Ortberg has some immediate problems. Boeing made a loss of $8bn in the first nine months of the year. Striking workers and unfinished planes languishing in hangars intensify the rate at which its cash is going up in smoke. Some 33,000 machinists were due to vote on a new pay package on Wednesday. Even if they agree to go back to work, Boeing remains mired in production problems.

It is worth thinking through what an iconic-again Boeing would look like. In 2018, before the company was hobbled by two fatal crashes of the 737 MAX and a guilty plea for criminal fraud, Boeing made a record $101bn in revenue, delivering 806 commercial planes. This year so far it has made $51bn and delivered 291. Back at its peak, the company made $14bn of free cash flow; this year and next year, that number will be negative. 

Those past financial aerobatics cannot be the kind of iconic Ortberg has in mind. Boeing’s previous figures were possible partly because it was horribly underinvesting in its planes, in the pursuit of keeping investors happy. That worked, until it catastrophically didn’t.

This time, what is in store is a slow — very slow — climb back to profitability. The $100bn of revenue may be possible again, given Boeing has a backlog of 5,400 commercial planes, but such generous cash generation almost certainly is not.
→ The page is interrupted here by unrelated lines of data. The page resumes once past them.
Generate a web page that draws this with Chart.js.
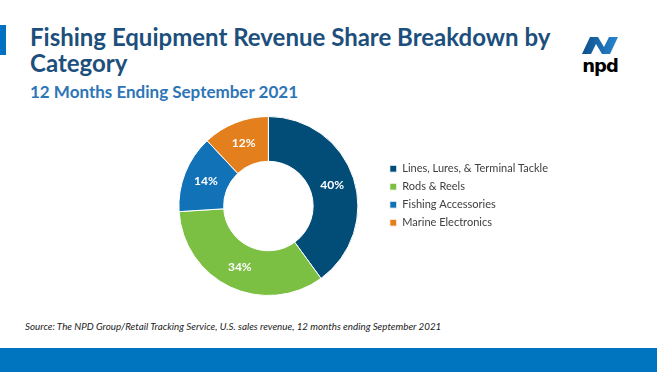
<!DOCTYPE html>
<html>
<head>
<meta charset="utf-8">
<script src="https://cdn.jsdelivr.net/npm/chart.js@4.4.0/dist/chart.umd.min.js"></script>
<style>
  html, body { margin: 0; padding: 0; background: #fff; }
  body { width: 657px; height: 372px; position: relative; overflow: hidden; font-family: Lato, "Open Sans", sans-serif; }
  .accent { position: absolute; left: 0; top: 25px; width: 6px; height: 30px; background: #0070c0; }
  h1 { position: absolute; left: 30px; top: 24px; margin: 0; font-size: 24px; line-height: 26px; font-weight: 700; color: #1d4f7c; width: 540px; }
  h2 { position: absolute; left: 30px; top: 81px; margin: 0; font-size: 17px; font-weight: 700; color: #2e75b6; }
  .source { position: absolute; left: 25px; top: 320px; font-size: 9.8px; font-style: italic; color: #222; }
  .footer { position: absolute; left: 0; top: 348px; width: 657px; height: 24px; background: #0075bf; }
  .logo { position: absolute; left: 578px; top: 34px; }
  #wrap { position: absolute; left: 146px; top: 111px; width: 412px; height: 190px; }
</style>
</head>
<body>
<div class="accent"></div>
<h1>Fishing Equipment Revenue Share Breakdown by Category</h1>
<h2>12 Months Ending September 2021</h2>
<svg class="logo" width="46" height="42" viewBox="0 0 46 42">
  <defs>
    <linearGradient id="g" x1="0" x2="1" y1="0" y2="0">
      <stop offset="0" stop-color="#0d4f8a"/>
      <stop offset="1" stop-color="#2a86d0"/>
    </linearGradient>
  </defs>
  <path d="M4 20 L12 3 L20 3 L26 13 L31 3 L40 3 L32 20 L24 20 L18 10 L13 20 Z" fill="url(#g)"/>
  <text x="22" y="38" text-anchor="middle" font-family="DejaVu Sans, sans-serif" font-weight="700" font-size="18" fill="#000" letter-spacing="-1">npd</text>
</svg>
<div id="wrap"><canvas id="donut"></canvas></div>
<div class="source">Source: The NPD Group/Retail Tracking Service, U.S. sales revenue, 12 months ending September 2021</div>
<div class="footer"></div>
<script>
const categories = ['Lines, Lures, & Terminal Tackle', 'Rods & Reels', 'Fishing Accessories', 'Marine Electronics'];
const shares = [40, 34, 14, 12];
const colors = ['#024c78', '#7bbf43', '#1272b8', '#e3801d'];

// white % labels in the middle of each slice
const sliceLabels = {
  id: 'sliceLabels',
  afterDatasetsDraw(chart) {
    const ctx = chart.ctx;
    const meta = chart.getDatasetMeta(0);
    ctx.save();
    ctx.fillStyle = '#fff';
    ctx.font = 'bold 12px Lato, "Open Sans", sans-serif';
    ctx.textAlign = 'center';
    ctx.textBaseline = 'middle';
    meta.data.forEach((arc, i) => {
      const p = arc.tooltipPosition();
      ctx.fillText(shares[i] + '%', p.x, p.y);
    });
    ctx.restore();
  }
};

new Chart(document.getElementById('donut'), {
  type: 'doughnut',
  data: {
    labels: categories,
    datasets: [{
      data: shares,
      backgroundColor: colors,
      borderColor: '#fff',
      borderWidth: 1
    }]
  },
  options: {
    responsive: true,
    maintainAspectRatio: false,
    animation: false,
    cutout: '50%',
    layout: { padding: { left: 8, right: 0, top: 5, bottom: 5 } },
    plugins: {
      tooltip: { enabled: false },
      legend: {
        position: 'right',
        align: 'start',
        title: { display: true, text: ' ', padding: { top: 27, bottom: 0 }, font: { size: 11 } },
        labels: {
          boxWidth: 7,
          boxHeight: 7,
          padding: 7,
          color: '#404040',
          font: { size: 11, family: 'Lato, "Open Sans", sans-serif' }
        }
      }
    }
  },
  plugins: [sliceLabels]
});
</script>
</body>
</html>
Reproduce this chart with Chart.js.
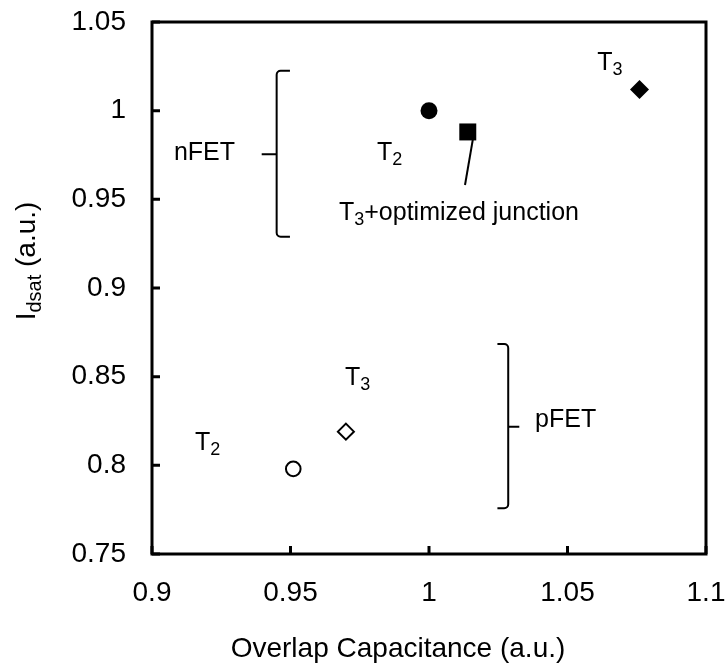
<!DOCTYPE html>
<html>
<head>
<meta charset="utf-8">
<script src="https://cdn.jsdelivr.net/npm/chart.js@4.4.1/dist/chart.umd.min.js"></script>
<style>
  html, body { margin:0; padding:0; background:#fff; }
  #wrap { width:725px; height:666px; }
</style>
</head>
<body>
<div id="wrap"><canvas id="chart" width="725" height="666"></canvas></div>
<script>
// Idsat vs overlap capacitance, T2 / T3 process splits
const nfetNames = ['T2', 'T3+optimized junction', 'T3'];
const nfetCap = [1.000, 1.014, 1.076];
const nfetIdsat = [1.000, 0.988, 1.012];
const pfetNames = ['T2', 'T3'];
const pfetCap = [0.951, 0.970];
const pfetIdsat = [0.798, 0.819];

const xTicks = [0.9, 0.95, 1, 1.05, 1.1];
const xTickLabels = ['0.9', '0.95', '1', '1.05', '1.1'];
const yTicks = [0.75, 0.8, 0.85, 0.9, 0.95, 1, 1.05];
const yTickLabels = ['0.75', '0.8', '0.85', '0.9', '0.95', '1', '1.05'];

const FONT = '"Liberation Sans", Arial, sans-serif';
const INK = '#000';

// text labels, anchored at the left end of the baseline (data units)
const notes = [
  { x: 0.9079, y: 0.9722, runs: [['nFET']] },
  { x: 0.9812, y: 0.9722, runs: [['T'], ['2', 'sub']] },
  { x: 1.0607, y: 1.0229, runs: [['T'], ['3', 'sub']] },
  { x: 0.9675, y: 0.9383, runs: [['T'], ['3', 'sub'], ['+optimized junction']] },
  { x: 0.9155, y: 0.8087, runs: [['T'], ['2', 'sub']] },
  { x: 0.9697, y: 0.8453, runs: [['T'], ['3', 'sub']] },
  { x: 1.0383, y: 0.8216, runs: [['pFET']] },
];
// group braces: spine x, hook end x, tip end x, top, bottom, tip y
const braces = [
  { x: 0.9450, hook: 0.9498, tip: 0.9396, top: 1.0225, bottom: 0.9289, mid: 0.9754 },
  { x: 1.0286, hook: 1.0247, tip: 1.0326, top: 0.8684, bottom: 0.7758, mid: 0.8218 },
];
const leader = { x1: 1.0158, y1: 0.9835, x2: 1.0130, y2: 0.9581 };

function drawRuns(ctx, x, y, runs, size, align) {
  const sub = Math.round(size * 0.72);
  const widths = runs.map(([t, k]) => {
    ctx.font = `${k ? sub : size}px ${FONT}`;
    return ctx.measureText(t).width;
  });
  const total = widths.reduce((a, b) => a + b, 0);
  let cx = align === 'center' ? x - total / 2 : x;
  ctx.textAlign = 'left';
  ctx.textBaseline = 'alphabetic';
  runs.forEach(([t, k], i) => {
    ctx.font = `${k ? sub : size}px ${FONT}`;
    ctx.fillText(t, cx, k ? y + size * 0.2 : y);
    cx += widths[i];
  });
}

const decor = {
  id: 'decor',
  afterDatasetsDraw(chart) {
    const { ctx, chartArea: a, scales: { x, y } } = chart;
    const px = v => x.getPixelForValue(v);
    const py = v => y.getPixelForValue(v);
    ctx.save();
    ctx.strokeStyle = INK;
    ctx.fillStyle = INK;

    // frame and inward tick marks
    ctx.lineWidth = 3;
    ctx.strokeRect(a.left, a.top, a.right - a.left, a.bottom - a.top);
    ctx.beginPath();
    yTicks.forEach(v => { ctx.moveTo(a.left, py(v)); ctx.lineTo(a.left + 8, py(v)); });
    xTicks.forEach(v => { ctx.moveTo(px(v), a.bottom); ctx.lineTo(px(v), a.bottom - 8); });
    ctx.stroke();

    // braces
    ctx.lineWidth = 2;
    ctx.lineJoin = 'round';
    braces.forEach(b => {
      const sx = px(b.x), r = 4;
      ctx.beginPath();
      ctx.moveTo(px(b.hook), py(b.top));
      ctx.arcTo(sx, py(b.top), sx, py(b.mid), r);
      ctx.lineTo(sx, py(b.bottom) - r);
      ctx.arcTo(sx, py(b.bottom), px(b.hook), py(b.bottom), r);
      ctx.lineTo(px(b.hook), py(b.bottom));
      ctx.moveTo(px(b.tip), py(b.mid));
      ctx.lineTo(sx, py(b.mid));
      ctx.stroke();
    });

    // leader to the optimized-junction point
    ctx.beginPath();
    ctx.moveTo(px(leader.x1), py(leader.y1));
    ctx.lineTo(px(leader.x2), py(leader.y2));
    ctx.stroke();

    notes.forEach(n => drawRuns(ctx, px(n.x), py(n.y), n.runs, 25, 'left'));

    // axis titles
    drawRuns(ctx, 398, 657, [['Overlap Capacitance (a.u.)']], 28, 'center');
    ctx.translate(35, 261);
    ctx.rotate(-Math.PI / 2);
    drawRuns(ctx, 0, 0, [['I'], ['dsat', 'sub'], [' (a.u.)']], 28, 'center');
    ctx.restore();
  }
};

const tickFont = { family: FONT, size: 28 };

new Chart(document.getElementById('chart'), {
  type: 'scatter',
  data: {
    datasets: [
      {
        label: 'nFET',
        data: nfetCap.map((v, i) => ({ x: v, y: nfetIdsat[i], name: nfetNames[i] })),
        pointStyle: ['circle', 'rect', 'rectRot'],
        pointRadius: [8.5, 12, 9.5],
        pointHoverRadius: [8.5, 12, 9.5],
        backgroundColor: INK,
        borderColor: INK,
        borderWidth: 0,
      },
      {
        label: 'pFET',
        data: pfetCap.map((v, i) => ({ x: v, y: pfetIdsat[i], name: pfetNames[i] })),
        pointStyle: ['circle', 'rectRot'],
        pointRadius: [7.3, 8],
        pointHoverRadius: [7.3, 8],
        backgroundColor: '#fff',
        borderColor: INK,
        borderWidth: 2,
      },
    ],
  },
  options: {
    responsive: false,
    animation: false,
    layout: { padding: { left: 0, top: 22, right: 19, bottom: 0 } },
    plugins: { legend: { display: false }, tooltip: { enabled: false } },
    scales: {
      x: {
        type: 'linear', min: 0.9, max: 1.1,
        afterBuildTicks: s => { s.ticks = xTicks.map(v => ({ value: v })); },
        afterFit: s => { s.height = 112; s.paddingLeft = 0; s.paddingRight = 0; },
        grid: { display: false, drawTicks: false },
        border: { display: false },
        ticks: { font: tickFont, color: INK, padding: 22, maxRotation: 0,
                 callback: (v, i) => xTickLabels[i] },
      },
      y: {
        type: 'linear', min: 0.75, max: 1.05,
        afterBuildTicks: s => { s.ticks = yTicks.map(v => ({ value: v })); },
        afterFit: s => { s.width = 152; s.paddingTop = 0; s.paddingBottom = 0; },
        grid: { display: false, drawTicks: false },
        border: { display: false },
        ticks: { font: tickFont, color: INK, padding: 26,
                 callback: (v, i) => yTickLabels[i] },
      },
    },
  },
  plugins: [decor],
});
</script>
</body>
</html>
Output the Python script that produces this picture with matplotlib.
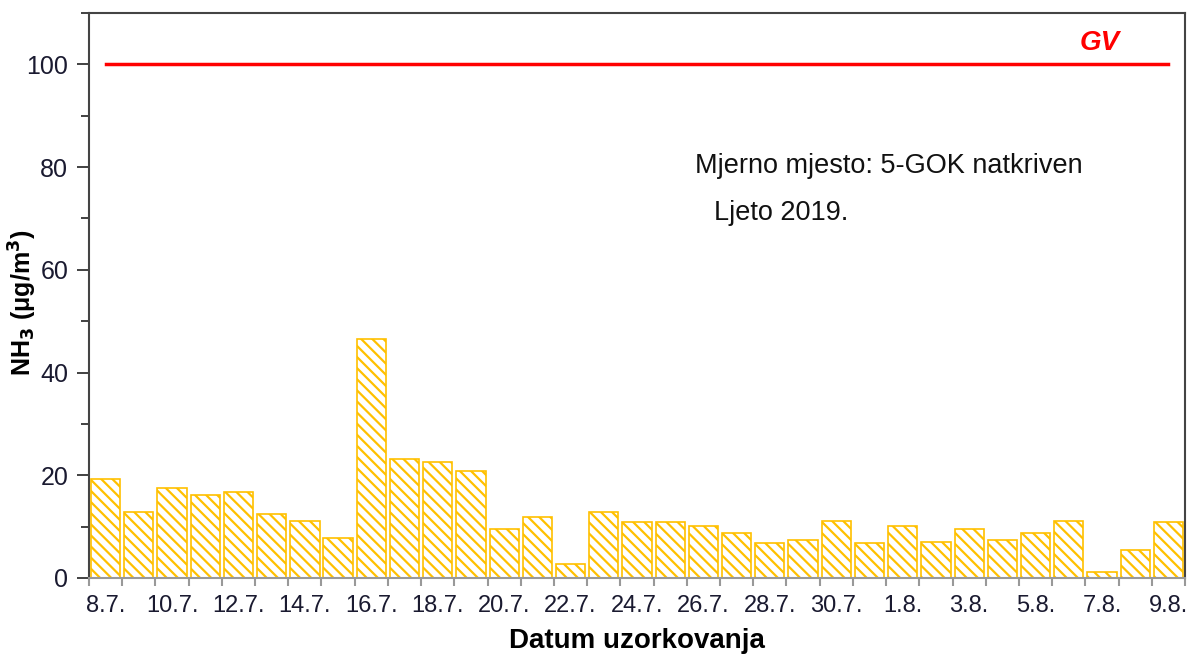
import matplotlib
matplotlib.use("Agg")
import matplotlib.pyplot as plt
import numpy as np
from matplotlib.ticker import MultipleLocator, FixedLocator

plt.rcParams['font.family'] = ['Liberation Sans', 'DejaVu Sans']
plt.rcParams['hatch.linewidth'] = 1.6
plt.rcParams['hatch.color'] = '#FFC000'
plt.rcParams['mathtext.default'] = 'bf'

dates = ["8.7.", "9.7.", "10.7.", "11.7.", "12.7.", "13.7.", "14.7.", "15.7.", "16.7.", "17.7.",
         "18.7.", "19.7.", "20.7.", "21.7.", "22.7.", "23.7.", "24.7.", "25.7.", "26.7.", "27.7.",
         "28.7.", "29.7.", "30.7.", "31.7.", "1.8.", "2.8.", "3.8.", "4.8.", "5.8.", "6.8.",
         "7.8.", "8.8.", "9.8."]
nh3 = [19.3, 12.8, 17.5, 16.1, 16.7, 12.5, 11.1, 7.8, 46.5, 23.2,
       22.6, 20.8, 9.5, 11.9, 2.7, 12.8, 10.9, 10.9, 10.1, 8.8,
       6.8, 7.4, 11.1, 6.8, 10.1, 7.0, 9.5, 7.4, 8.8, 11.1,
       1.2, 5.4, 10.9]
gv_limit = 100

fig = plt.figure(figsize=(11.9, 6.61), dpi=100)
ax = fig.add_axes([0.0748, 0.1256, 0.9210, 0.8547])

x = np.arange(len(dates))
ax.bar(x, nh3, width=0.88, color='white', edgecolor='#FFC000', hatch='\\\\\\', linewidth=1.2)

ax.plot([x[0], x[-1]], [gv_limit, gv_limit], color='#FF0000', lw=2.5)
ax.text(29.94, 104.1, 'GV', color='#FF0000', fontsize=20, fontweight='bold', fontstyle='italic', ha='center', va='center')

ax.text(17.75, 80.2, 'Mjerno mjesto: 5-GOK natkriven', fontsize=19.5, color='#111111', ha='left', va='center')
ax.text(18.32, 71.0, 'Ljeto 2019.', fontsize=19.5, color='#111111', ha='left', va='center')

ax.set_xlim(-0.5, len(dates) - 0.5)
ax.set_ylim(0, 110)

ax.xaxis.set_major_locator(FixedLocator(x[::2]))
ax.set_xticklabels(dates[::2])
ax.xaxis.set_minor_locator(FixedLocator(np.arange(-0.5, len(dates), 1.0)))
ax.tick_params(axis='x', which='major', length=0, labelsize=17, labelcolor='#1a1a30', pad=12)
ax.tick_params(axis='x', which='minor', length=6, color='#999999', width=1.5)

ax.yaxis.set_major_locator(FixedLocator([0, 20, 40, 60, 80, 100]))
ax.yaxis.set_minor_locator(MultipleLocator(10))
ax.tick_params(axis='y', which='major', length=9, width=1.3, color='#333333', labelsize=18, labelcolor='#1a1a30', pad=6)
ax.tick_params(axis='y', which='minor', length=6, width=1.3, color='#333333')

for s in ['left', 'top', 'right']:
    ax.spines[s].set_color('#444444')
    ax.spines[s].set_linewidth(1.5)
ax.spines['bottom'].set_color('#999999')
ax.spines['bottom'].set_linewidth(1.5)

ax.set_xlabel('Datum uzorkovanja', fontsize=20, fontweight='bold', labelpad=8)
fig.text(0.0195, 0.542, 'NH$_3$ (μg/m$^3$)', rotation=90, fontsize=18, fontweight='bold', ha='center', va='center')

fig.savefig('out.png', dpi=100)
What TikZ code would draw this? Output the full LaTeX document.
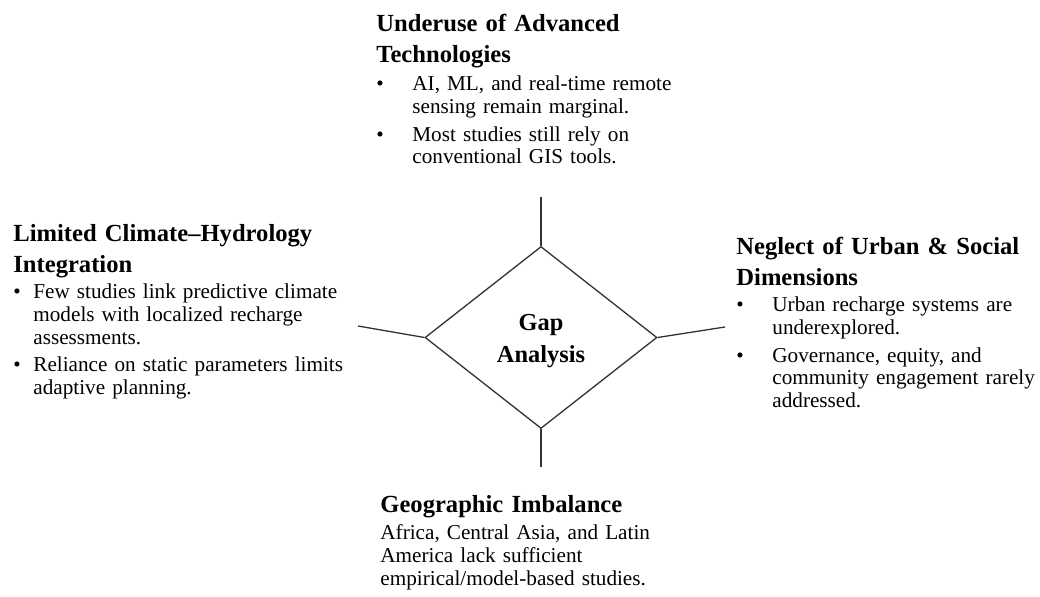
\documentclass[tikz,border=0pt]{standalone}
\usepackage{fontspec}
\setmainfont{Liberation Serif}
\usetikzlibrary{shapes.geometric}
\newcommand{\gapdot}[1]{\makebox[#1][l]{\textbullet}}
\newcommand{\gapind}[1]{\hspace*{#1}}
\tikzset{
  gaphead/.style={anchor=base west,inner sep=0pt,text width=200pt,align=left,
    font=\fontsize{12.3}{15.5}\selectfont\bfseries},
  gapbody/.style={anchor=base west,inner sep=0pt,text width=200pt,align=left,
    font=\fontsize{10.6}{11.3}\selectfont},
  gapline/.style={draw=black!80,line width=0.65pt}
}
\begin{document}
\begin{tikzpicture}[x=0.5pt,y=-0.5pt]
\useasboundingbox (0,0) rectangle (1040,597);
\node[diamond,gapline,aspect=1.27,minimum width=116pt,minimum height=91pt,inner sep=0pt,
  align=center,font=\fontsize{12.2}{16}\selectfont\bfseries] (gap) at (541,337.5) {\rule{0pt}{11.3pt}Gap\\Analysis};
\coordinate (tech end) at (541,197);
\coordinate (clim end) at (358,326);
\coordinate (urb end) at (725,327);
\coordinate (geo end) at (541,467);
\draw[gapline] (gap.north) -- (tech end);
\draw[gapline] (gap.west) -- (clim end);
\draw[gapline] (gap.east) -- (urb end);
\draw[gapline] (gap.south) -- (geo end);
\node[gaphead] (tech) at (376,32) {Underuse of Advanced\\Technologies};
\node[gapbody] (tech txt) at (376,91) {\gapdot{18pt}AI, ML, and real-time remote\\
  \gapind{18pt}sensing remain marginal.\\[2.5pt]
  \gapdot{18pt}Most studies still rely on\\
  \gapind{18pt}conventional GIS tools.};
\node[gaphead] (clim) at (13,242) {Limited Climate--Hydrology\\Integration};
\node[gapbody] (clim txt) at (13,299) {\gapdot{10pt}Few studies link predictive climate\\
  \gapind{10pt}models with localized recharge\\
  \gapind{10pt}assessments.\\[2.5pt]
  \gapdot{10pt}Reliance on static parameters limits\\
  \gapind{10pt}adaptive planning.};
\node[gaphead] (urb) at (736,255) {Neglect of Urban \& Social\\Dimensions};
\node[gapbody] (urb txt) at (736,312) {\gapdot{18pt}Urban recharge systems are\\
  \gapind{18pt}underexplored.\\[2.5pt]
  \gapdot{18pt}Governance, equity, and\\
  \gapind{18pt}community engagement rarely\\
  \gapind{18pt}addressed.};
\node[gaphead] (geo) at (380,513) {Geographic Imbalance};
\node[gapbody] (geo txt) at (380,540) {Africa, Central Asia, and Latin\\
  America lack sufficient\\
  empirical/model-based studies.};
\end{tikzpicture}
\end{document}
At some point, Boeing will need a new plane too — which is likely to cost tens of billions of dollars.

Line chart of Net debt as a multiple of forecast EBITDA showing Boeing's planes are grounded, but its debts are sky high

One area where Ortberg really could do with turning back the clock is Boeing’s balance sheet. It is currently weighed down with $58bn of debt — $44bn more than six years ago. Chief rival Airbus has production problems of its own, but at least it has more cash than debt. Raising equity could cut Boeing’s mountain of borrowings by maybe $15bn.

For now, Ortberg is mostly offering big promises to restore Boeing’s status as an example of “good culture”, starting with him spending lots of time on the factory floor. That has shades of General Electric turnaround boss Larry Culp, who likes to walk around his facilities brainstorming efficiency with his employees. Culp eventually rehabilitated his own fallen icon by breaking GE up. Ortberg’s flight plan might yet involve something similar.